Hacker News new | ask | show | jobs
by Jaecen 3419 days ago
This title seems incorrect. The article doesn't specify any other vendors or products that have been directly affected by this issue.
3 comments

Near the bottom, the article currently states:

"Other vendors using Atom C2000 chips include Aaeon, HP, Infortrend, Lanner, NEC, Newisys, Netgate, Quanta, Supermicro, and ZNYX Networks. The chipset is aimed at networking devices, storage systems, and microserver workloads."

I'm guessing that may represent what OP meant (?)

It says other vendors are using the chip, but there's no data on failures of other devices. We don't know what causes the chip to fail, but it's possible that Cisco's application may be uniquely, or at least uncommonly, susceptible.
Lots of reports from people using other boards with the C2000s having failures after a few months. The Asrock board is common in NAS's because of the 12 SATA ports. Most of the failure reports are similar.

https://www.amazon.com/ASRock-Rack-Mini-Motherboards-C2550D4...

https://www.google.com/search?q=ASRock+C2550D4I+failure+rate...

The title is technically correct, just annoyingly written. As someone who's build a PFSense box using a supermicro board with one of the affected chips, I'm definitely sad that I'll have to rip it apart to replace the parts.
I have the same problem: I'm using various C2000-based Supermicro boxes running pfSense. The most cost-effective DIY, rack mountable solution for a pfSense box was until now SYS-5018A-FTN4. Do you know if Supermicro issued a technical bulletin about this box?
Last Friday, my OpenBSD firewall, which runs on a SYS-5018A-FTN4, mysteriously crashed. I chalked it up to an alpha particle or something and rebooted. About 12 hours later, it failed again. This time I did some more digging. On the console was the following message:

  NMI ... going to debugger
  Stopped at    acpicpu_idle+0x22d:     nop
  ddb{0}>
I googled it and found one similar report on the OpenBSD misc mailing list from September 2016 [1]. Interestingly, the person who reported the bug was running the same Supermicro board as I was. The report didn't get anywhere other than a vague suggestion that it might be heat related. These boxes run very cool and I didn't think that was likely. I thought it might be a RAM issue and that it was probably just a coincidence that the other person had the same hardware as I, but now I'm inclined to think that both of us have experienced the issue described in TFA.

Seems like I'll be looking for new firewall hardware.
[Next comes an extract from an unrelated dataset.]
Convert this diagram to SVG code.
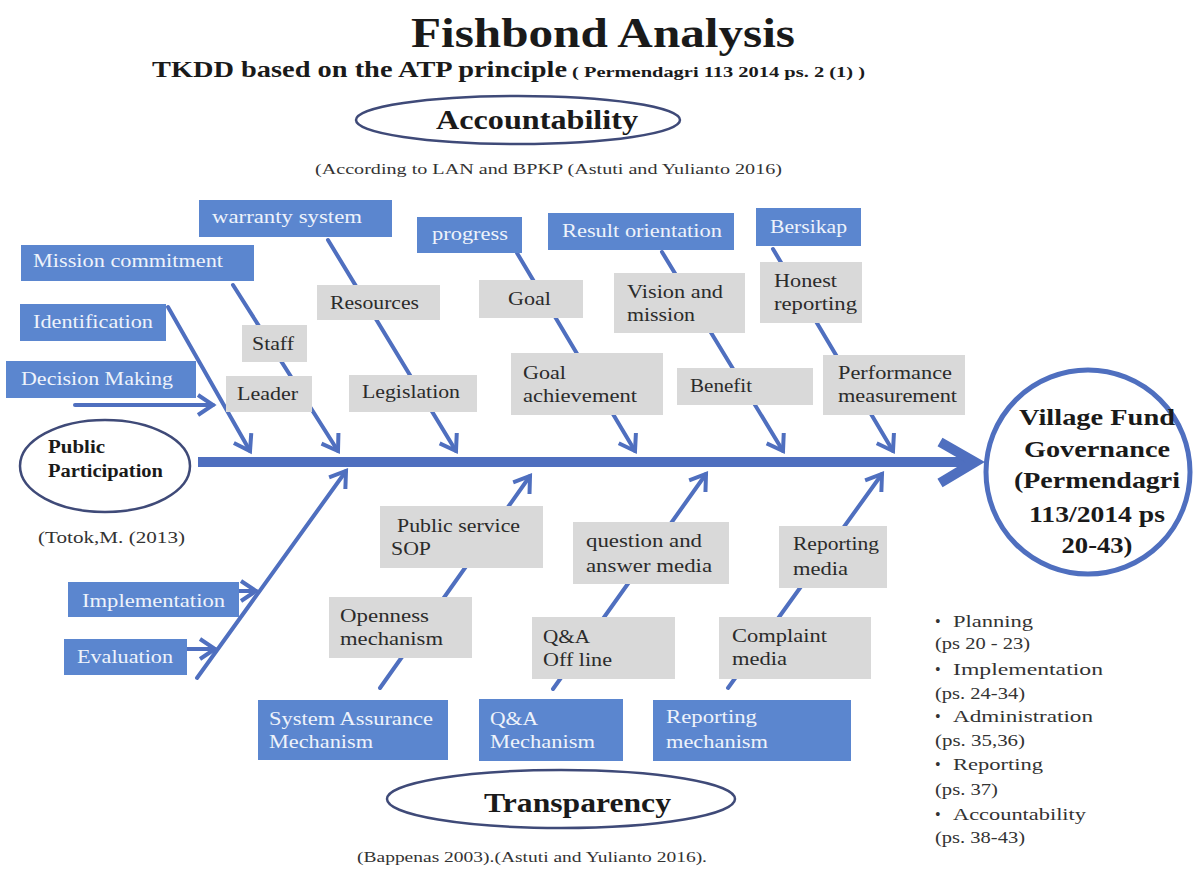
<svg xmlns="http://www.w3.org/2000/svg" width="1199" height="875" viewBox="0 0 1199 875">
<style>
.blue{fill:#5b86cf}
.gray{fill:#d9d9d9}
.bt{font-family:"Liberation Serif",serif;font-size:19px;fill:#eef3fb}
.gt{font-family:"Liberation Serif",serif;font-size:19px;fill:#2b2b2b}
.ln{stroke:#4f6fbf;stroke-width:4;fill:none;stroke-linecap:round}
.el{fill:#fff;stroke:#3f4a78;stroke-width:2.5}
.hd{font-family:"Liberation Serif",serif;font-weight:bold;fill:#1a1a1a}
.ct{font-family:"Liberation Serif",serif;font-size:15px;fill:#333}
.li{font-family:"Liberation Serif",serif;font-size:16px;fill:#333}
</style>
<defs>
<marker id="ah" viewBox="-22 -16 28 32" refX="0" refY="0" markerWidth="28" markerHeight="32" markerUnits="userSpaceOnUse" orient="auto">
<path d="M-15,-10 L0,0 L-15,10" fill="none" stroke="#4f6fbf" stroke-width="4"/>
</marker>
</defs>
<rect width="1199" height="875" fill="#fff"/>

<g id="title">
<text class="hd" x="411" y="47" font-size="42" textLength="384" lengthAdjust="spacingAndGlyphs">Fishbond Analysis</text>
<text class="hd" x="152" y="77" font-size="24" textLength="415" lengthAdjust="spacingAndGlyphs">TKDD based on the ATP principle</text>
<text class="hd" x="572" y="77" font-size="14" textLength="293" lengthAdjust="spacingAndGlyphs">( Permendagri 113 2014 ps. 2 (1) )</text>
</g>

<g id="connectors">
<line x1="198" y1="462" x2="972" y2="462" stroke="#4f6fbf" stroke-width="10"/>
<polyline points="940,442 975,462 940,483" fill="none" stroke="#4f6fbf" stroke-width="10"/>
<line class="ln" x1="168" y1="307" x2="250" y2="451" marker-end="url(#ah)"/>
<line class="ln" x1="233" y1="285" x2="338" y2="451" marker-end="url(#ah)"/>
<line class="ln" x1="328" y1="240" x2="456" y2="451" marker-end="url(#ah)"/>
<line class="ln" x1="517" y1="253" x2="635" y2="451" marker-end="url(#ah)"/>
<line class="ln" x1="662" y1="252" x2="783" y2="451" marker-end="url(#ah)"/>
<line class="ln" x1="773" y1="249" x2="893" y2="451" marker-end="url(#ah)"/>
<line class="ln" x1="75" y1="405" x2="213" y2="405" marker-end="url(#ah)"/>
<line class="ln" x1="197" y1="678" x2="346" y2="471" stroke-width="3" marker-end="url(#ah)"/>
<line class="ln" x1="200" y1="591" x2="256" y2="591" marker-end="url(#ah)"/>
<line class="ln" x1="150" y1="649" x2="215" y2="649" marker-end="url(#ah)"/>
<line class="ln" x1="380" y1="688" x2="530" y2="476" marker-end="url(#ah)"/>
<line class="ln" x1="553" y1="689" x2="706" y2="474" marker-end="url(#ah)"/>
<line class="ln" x1="728" y1="688" x2="882" y2="474" marker-end="url(#ah)"/>
</g>

<g id="accountability">
<ellipse class="el" cx="518" cy="120" rx="162" ry="24"/>
<text class="hd" x="436" y="129" font-size="28" textLength="202" lengthAdjust="spacingAndGlyphs">Accountability</text>
<text class="ct" x="315" y="174" textLength="467" lengthAdjust="spacingAndGlyphs">(According to LAN and BPKP (Astuti and Yulianto 2016)</text>
</g>

<g id="transparency">
<ellipse class="el" cx="561" cy="799" rx="174" ry="29"/>
<text class="hd" x="484" y="812" font-size="27" textLength="187" lengthAdjust="spacingAndGlyphs">Transparency</text>
<text class="ct" x="357" y="862" textLength="350" lengthAdjust="spacingAndGlyphs">(Bappenas 2003).(Astuti and Yulianto 2016).</text>
</g>

<g id="public-participation">
<ellipse class="el" cx="105" cy="466" rx="85" ry="46"/>
<text class="hd" x="48" y="453" font-size="18" textLength="57" lengthAdjust="spacingAndGlyphs">Public</text>
<text class="hd" x="48" y="477" font-size="18" textLength="115" lengthAdjust="spacingAndGlyphs">Participation</text>
<text class="li" x="38" y="543" textLength="147" lengthAdjust="spacingAndGlyphs">(Totok,M. (2013)</text>
</g>

<g id="warranty-system"><rect class="blue" x="199" y="200" width="193" height="37"/><text class="bt" x="212" y="223" textLength="150" lengthAdjust="spacingAndGlyphs">warranty system</text></g>
<g id="mission-commitment"><rect class="blue" x="21" y="245" width="233" height="36"/><text class="bt" x="33" y="267" textLength="190" lengthAdjust="spacingAndGlyphs">Mission commitment</text></g>
<g id="identification"><rect class="blue" x="20" y="304" width="146" height="37"/><text class="bt" x="33" y="328" textLength="120" lengthAdjust="spacingAndGlyphs">Identification</text></g>
<g id="decision-making"><rect class="blue" x="6" y="361" width="190" height="37"/><text class="bt" x="21" y="385" textLength="152" lengthAdjust="spacingAndGlyphs">Decision Making</text></g>
<g id="progress"><rect class="blue" x="417" y="217" width="105" height="36"/><text class="bt" x="432" y="240" textLength="76" lengthAdjust="spacingAndGlyphs">progress</text></g>
<g id="result-orientation"><rect class="blue" x="548" y="213" width="186" height="37"/><text class="bt" x="562" y="237" textLength="160" lengthAdjust="spacingAndGlyphs">Result orientation</text></g>
<g id="bersikap"><rect class="blue" x="756" y="208" width="105" height="38"/><text class="bt" x="770" y="233" textLength="77" lengthAdjust="spacingAndGlyphs">Bersikap</text></g>
<g id="implementation"><rect class="blue" x="68" y="582" width="171" height="35"/><text class="bt" x="82" y="607" textLength="143" lengthAdjust="spacingAndGlyphs">Implementation</text></g>
<g id="evaluation"><rect class="blue" x="64" y="639" width="123" height="36"/><text class="bt" x="77" y="663" textLength="96" lengthAdjust="spacingAndGlyphs">Evaluation</text></g>
<g id="system-assurance"><rect class="blue" x="258" y="700" width="190" height="60"/><text class="bt" x="269" y="725" textLength="164" lengthAdjust="spacingAndGlyphs">System Assurance</text><text class="bt" x="269" y="748" textLength="104" lengthAdjust="spacingAndGlyphs">Mechanism</text></g>
<g id="qa-mechanism"><rect class="blue" x="479" y="699" width="144" height="62"/><text class="bt" x="490" y="725" textLength="48" lengthAdjust="spacingAndGlyphs">Q&amp;A</text><text class="bt" x="490" y="748" textLength="105" lengthAdjust="spacingAndGlyphs">Mechanism</text></g>
<g id="reporting-mechanism"><rect class="blue" x="653" y="700" width="198" height="61"/><text class="bt" x="666" y="723" textLength="91" lengthAdjust="spacingAndGlyphs">Reporting</text><text class="bt" x="666" y="748" textLength="102" lengthAdjust="spacingAndGlyphs">mechanism</text></g>

<g id="staff"><rect class="gray" x="242" y="325" width="65" height="37"/><text class="gt" x="252" y="350" textLength="42" lengthAdjust="spacingAndGlyphs">Staff</text></g>
<g id="leader"><rect class="gray" x="226" y="376" width="86" height="36"/><text class="gt" x="237" y="400" textLength="61" lengthAdjust="spacingAndGlyphs">Leader</text></g>
<g id="resources"><rect class="gray" x="317" y="285" width="123" height="35"/><text class="gt" x="330" y="309" textLength="89" lengthAdjust="spacingAndGlyphs">Resources</text></g>
<g id="legislation"><rect class="gray" x="349" y="375" width="128" height="37"/><text class="gt" x="362" y="398" textLength="98" lengthAdjust="spacingAndGlyphs">Legislation</text></g>
<g id="goal"><rect class="gray" x="479" y="280" width="104" height="38"/><text class="gt" x="508" y="305" textLength="43" lengthAdjust="spacingAndGlyphs">Goal</text></g>
<g id="goal-achievement"><rect class="gray" x="511" y="353" width="152" height="62"/><text class="gt" x="523" y="379" textLength="43" lengthAdjust="spacingAndGlyphs">Goal</text><text class="gt" x="523" y="402" textLength="114" lengthAdjust="spacingAndGlyphs">achievement</text></g>
<g id="vision-mission"><rect class="gray" x="614" y="273" width="131" height="60"/><text class="gt" x="627" y="298" textLength="96" lengthAdjust="spacingAndGlyphs">Vision and</text><text class="gt" x="627" y="321" textLength="68" lengthAdjust="spacingAndGlyphs">mission</text></g>
<g id="benefit"><rect class="gray" x="677" y="368" width="136" height="37"/><text class="gt" x="690" y="392" textLength="62" lengthAdjust="spacingAndGlyphs">Benefit</text></g>
<g id="honest-reporting"><rect class="gray" x="760" y="262" width="102" height="61"/><text class="gt" x="774" y="287" textLength="63" lengthAdjust="spacingAndGlyphs">Honest</text><text class="gt" x="774" y="310" textLength="83" lengthAdjust="spacingAndGlyphs">reporting</text></g>
<g id="performance"><rect class="gray" x="823" y="355" width="142" height="60"/><text class="gt" x="838" y="379" textLength="114" lengthAdjust="spacingAndGlyphs">Performance</text><text class="gt" x="838" y="402" textLength="119" lengthAdjust="spacingAndGlyphs">measurement</text></g>
<g id="public-service-sop"><rect class="gray" x="380" y="506" width="163" height="62"/><text class="gt" x="397" y="532" textLength="123" lengthAdjust="spacingAndGlyphs">Public service</text><text class="gt" x="391" y="555" textLength="40" lengthAdjust="spacingAndGlyphs">SOP</text></g>
<g id="openness"><rect class="gray" x="329" y="597" width="143" height="61"/><text class="gt" x="340" y="622" textLength="89" lengthAdjust="spacingAndGlyphs">Openness</text><text class="gt" x="340" y="645" textLength="103" lengthAdjust="spacingAndGlyphs">mechanism</text></g>
<g id="question-answer"><rect class="gray" x="573" y="522" width="156" height="62"/><text class="gt" x="586" y="547" textLength="116" lengthAdjust="spacingAndGlyphs">question and</text><text class="gt" x="586" y="572" textLength="126" lengthAdjust="spacingAndGlyphs">answer media</text></g>
<g id="qa-offline"><rect class="gray" x="532" y="617" width="143" height="62"/><text class="gt" x="543" y="643" textLength="47" lengthAdjust="spacingAndGlyphs">Q&amp;A</text><text class="gt" x="543" y="666" textLength="69" lengthAdjust="spacingAndGlyphs">Off line</text></g>
<g id="reporting-media"><rect class="gray" x="779" y="526" width="108" height="62"/><text class="gt" x="793" y="550" textLength="86" lengthAdjust="spacingAndGlyphs">Reporting</text><text class="gt" x="793" y="575" textLength="55" lengthAdjust="spacingAndGlyphs">media</text></g>
<g id="complaint-media"><rect class="gray" x="719" y="617" width="152" height="62"/><text class="gt" x="732" y="642" textLength="95" lengthAdjust="spacingAndGlyphs">Complaint</text><text class="gt" x="732" y="665" textLength="55" lengthAdjust="spacingAndGlyphs">media</text></g>

<g id="village-fund">
<circle cx="1088" cy="472" r="102" fill="#fff" stroke="#4f6fbf" stroke-width="5"/>
<g class="hd" font-size="23" text-anchor="middle">
<text x="1097" y="425" textLength="156" lengthAdjust="spacingAndGlyphs">Village Fund</text>
<text x="1097" y="457" textLength="146" lengthAdjust="spacingAndGlyphs">Governance</text>
<text x="1097" y="488" textLength="166" lengthAdjust="spacingAndGlyphs">(Permendagri</text>
<text x="1097" y="522" textLength="136" lengthAdjust="spacingAndGlyphs">113/2014 ps</text>
<text x="1097" y="553" textLength="71" lengthAdjust="spacingAndGlyphs">20-43)</text>
</g>
</g>

<g id="stages">
<text class="li" x="935" y="627">•</text><text class="li" x="953" y="627" textLength="80" lengthAdjust="spacingAndGlyphs">Planning</text>
<text class="li" x="935" y="649" textLength="95" lengthAdjust="spacingAndGlyphs">(ps 20 - 23)</text>
<text class="li" x="935" y="675">•</text><text class="li" x="953" y="675" textLength="150" lengthAdjust="spacingAndGlyphs">Implementation</text>
<text class="li" x="935" y="699" textLength="90" lengthAdjust="spacingAndGlyphs">(ps. 24-34)</text>
<text class="li" x="935" y="722">•</text><text class="li" x="953" y="722" textLength="140" lengthAdjust="spacingAndGlyphs">Administration</text>
<text class="li" x="935" y="746" textLength="90" lengthAdjust="spacingAndGlyphs">(ps. 35,36)</text>
<text class="li" x="935" y="770">•</text><text class="li" x="953" y="770" textLength="90" lengthAdjust="spacingAndGlyphs">Reporting</text>
<text class="li" x="935" y="795" textLength="63" lengthAdjust="spacingAndGlyphs">(ps. 37)</text>
<text class="li" x="935" y="820">•</text><text class="li" x="953" y="820" textLength="133" lengthAdjust="spacingAndGlyphs">Accountability</text>
<text class="li" x="935" y="843" textLength="90" lengthAdjust="spacingAndGlyphs">(ps. 38-43)</text>
</g>
</svg>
[1] https://www.mail-archive.com/misc@openbsd.org/msg149348.html

If you were able to reboot the box then you did not hit this issue. When you hit this issue your chip is dead.
This may be completely unrelated though.
Ah crap. I guess the reseller selling me old-new stock of an Avoton system http://www.supermicro.com/products/chassis/tower/721/SC721TQ... isn't really going to care. Shipping the product back would be ~150+AUD. Can't buy this one in Australia unfortuately.
Yeah, these avoton-based boards seemed popular in the freeNAS / diy home server community for being cheap and low power while supporting ecc ram. Even the official freeNAS mini server used (and still used when I checked last year) a supermicro board with an avoton CPU.
Websites seem to suggest it's running the C2750, so it does appear to be affected.
Confirmed. I have a FreeNAS mini, and it has a C2750 in it.
The Avoton? Shame, really, it seems like a great board otherwise.
It's part of the errata for the chip. Go to:

http://www.intel.com/content/dam/www/public/us/en/documents/...

and search for AVR54

I understand that the chip has a flaw. The title claims non-Cisco products are being bricked. What other products have actually been impacted by this issue? The article doesn't give any data, just a list of vendors using the chip. Is there any proof other devices are impacted by this issue?

I'm not claiming that the chip isn't failing; I'm disappointed that the title makes a claim that the article doesn't deliver on.

Check the synology forums linked in the article.

Quite a few units have completely died without explanation. From the descriptions given by the users it does sound like dead cpu.